• [Exercise prompt]: Gather from the listing below each line that includes the word "code", and copy it.

* Begin Input data *

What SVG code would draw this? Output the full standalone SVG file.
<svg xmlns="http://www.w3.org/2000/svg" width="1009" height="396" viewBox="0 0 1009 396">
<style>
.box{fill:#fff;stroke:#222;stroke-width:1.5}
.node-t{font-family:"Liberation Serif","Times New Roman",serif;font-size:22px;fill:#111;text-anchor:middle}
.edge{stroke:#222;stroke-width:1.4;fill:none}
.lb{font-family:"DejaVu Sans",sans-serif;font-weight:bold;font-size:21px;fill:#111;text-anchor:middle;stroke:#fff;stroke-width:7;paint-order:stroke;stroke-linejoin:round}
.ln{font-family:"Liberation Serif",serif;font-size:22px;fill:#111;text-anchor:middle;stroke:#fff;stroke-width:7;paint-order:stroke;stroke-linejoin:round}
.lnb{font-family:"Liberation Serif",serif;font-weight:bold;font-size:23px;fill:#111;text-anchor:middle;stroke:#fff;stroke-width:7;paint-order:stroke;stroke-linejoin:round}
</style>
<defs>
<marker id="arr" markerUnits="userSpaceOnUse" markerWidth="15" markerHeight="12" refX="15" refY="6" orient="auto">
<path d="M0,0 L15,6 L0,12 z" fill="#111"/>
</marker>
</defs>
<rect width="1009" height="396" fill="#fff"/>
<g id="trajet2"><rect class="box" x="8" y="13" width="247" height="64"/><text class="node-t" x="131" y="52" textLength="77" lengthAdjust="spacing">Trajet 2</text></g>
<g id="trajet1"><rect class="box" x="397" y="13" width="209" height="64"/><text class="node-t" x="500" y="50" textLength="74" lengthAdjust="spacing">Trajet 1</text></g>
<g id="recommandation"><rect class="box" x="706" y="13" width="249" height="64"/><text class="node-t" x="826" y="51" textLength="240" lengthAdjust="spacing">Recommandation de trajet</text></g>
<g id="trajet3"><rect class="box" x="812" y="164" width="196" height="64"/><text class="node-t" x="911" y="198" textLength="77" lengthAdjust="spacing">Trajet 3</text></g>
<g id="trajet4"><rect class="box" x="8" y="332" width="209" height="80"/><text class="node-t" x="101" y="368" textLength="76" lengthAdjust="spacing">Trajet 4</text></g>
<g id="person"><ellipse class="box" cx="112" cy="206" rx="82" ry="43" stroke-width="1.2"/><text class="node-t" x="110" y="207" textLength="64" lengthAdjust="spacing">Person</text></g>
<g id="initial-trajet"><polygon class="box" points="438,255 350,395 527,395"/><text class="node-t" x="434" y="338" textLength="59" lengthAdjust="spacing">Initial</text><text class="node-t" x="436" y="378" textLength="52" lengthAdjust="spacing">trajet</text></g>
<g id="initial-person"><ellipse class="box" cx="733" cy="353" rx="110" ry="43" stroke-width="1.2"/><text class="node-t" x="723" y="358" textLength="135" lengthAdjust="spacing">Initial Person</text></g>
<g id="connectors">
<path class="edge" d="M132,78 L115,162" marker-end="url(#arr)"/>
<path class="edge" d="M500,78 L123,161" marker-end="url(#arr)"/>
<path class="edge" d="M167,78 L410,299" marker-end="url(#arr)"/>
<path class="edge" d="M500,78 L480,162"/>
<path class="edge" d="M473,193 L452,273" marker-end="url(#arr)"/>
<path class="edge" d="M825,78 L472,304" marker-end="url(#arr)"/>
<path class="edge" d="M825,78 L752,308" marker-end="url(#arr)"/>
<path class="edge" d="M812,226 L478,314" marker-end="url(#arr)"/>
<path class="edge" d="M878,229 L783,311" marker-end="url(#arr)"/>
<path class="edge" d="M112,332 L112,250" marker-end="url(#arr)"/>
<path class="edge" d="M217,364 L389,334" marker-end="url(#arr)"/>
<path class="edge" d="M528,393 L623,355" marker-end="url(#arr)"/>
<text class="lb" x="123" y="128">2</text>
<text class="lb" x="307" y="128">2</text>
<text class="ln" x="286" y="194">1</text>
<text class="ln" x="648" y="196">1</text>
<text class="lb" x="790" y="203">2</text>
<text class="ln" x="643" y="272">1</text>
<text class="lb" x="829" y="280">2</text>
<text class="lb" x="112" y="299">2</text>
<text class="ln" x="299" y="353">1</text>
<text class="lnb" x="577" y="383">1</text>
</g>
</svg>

* End Input data *
* Begin Input data *

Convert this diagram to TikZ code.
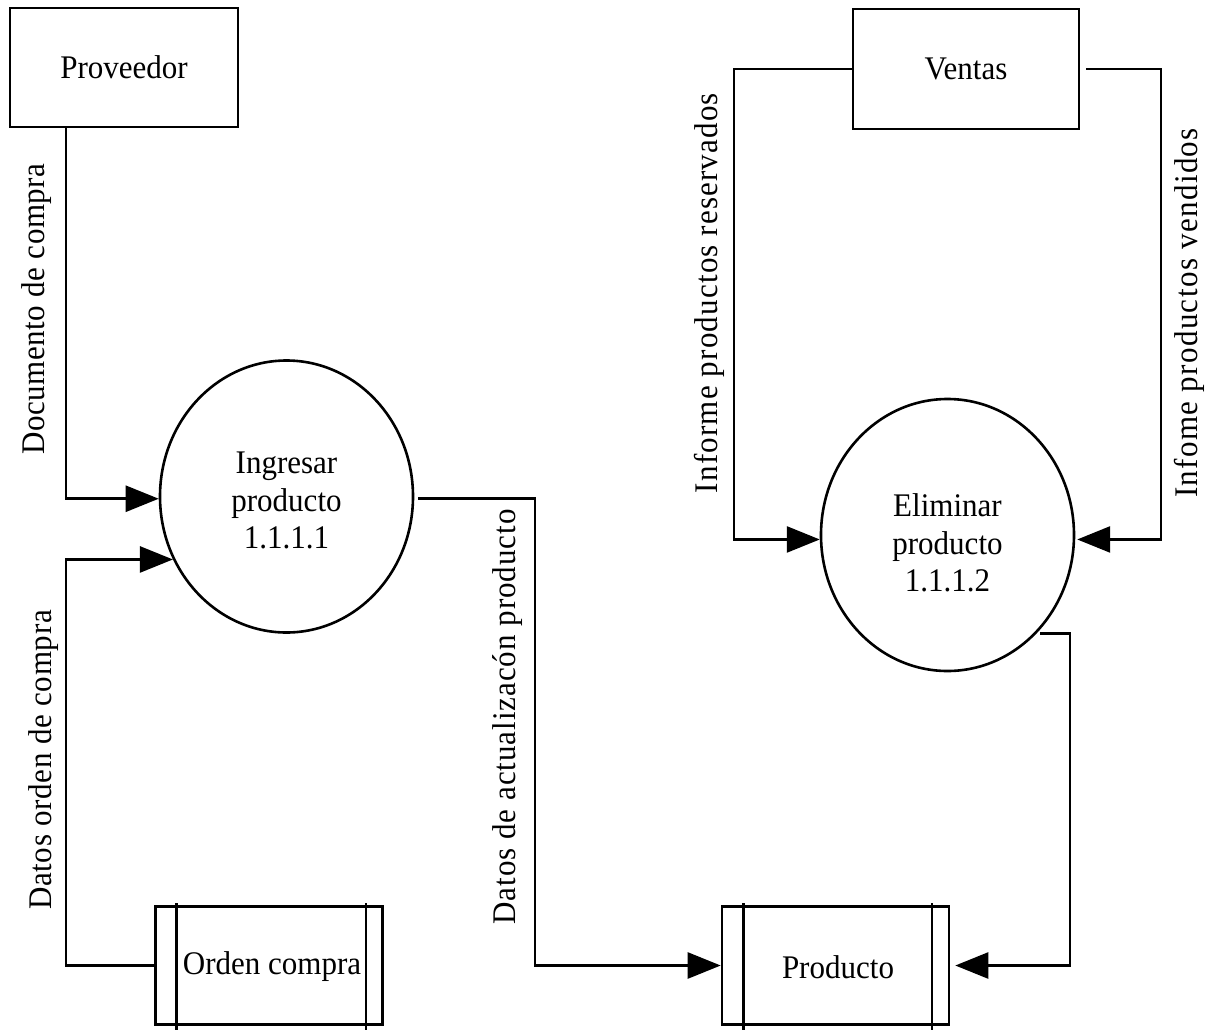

* End Input data *

• [Task solution]:
What SVG code would draw this? Output the full standalone SVG file.
Convert this diagram to TikZ code.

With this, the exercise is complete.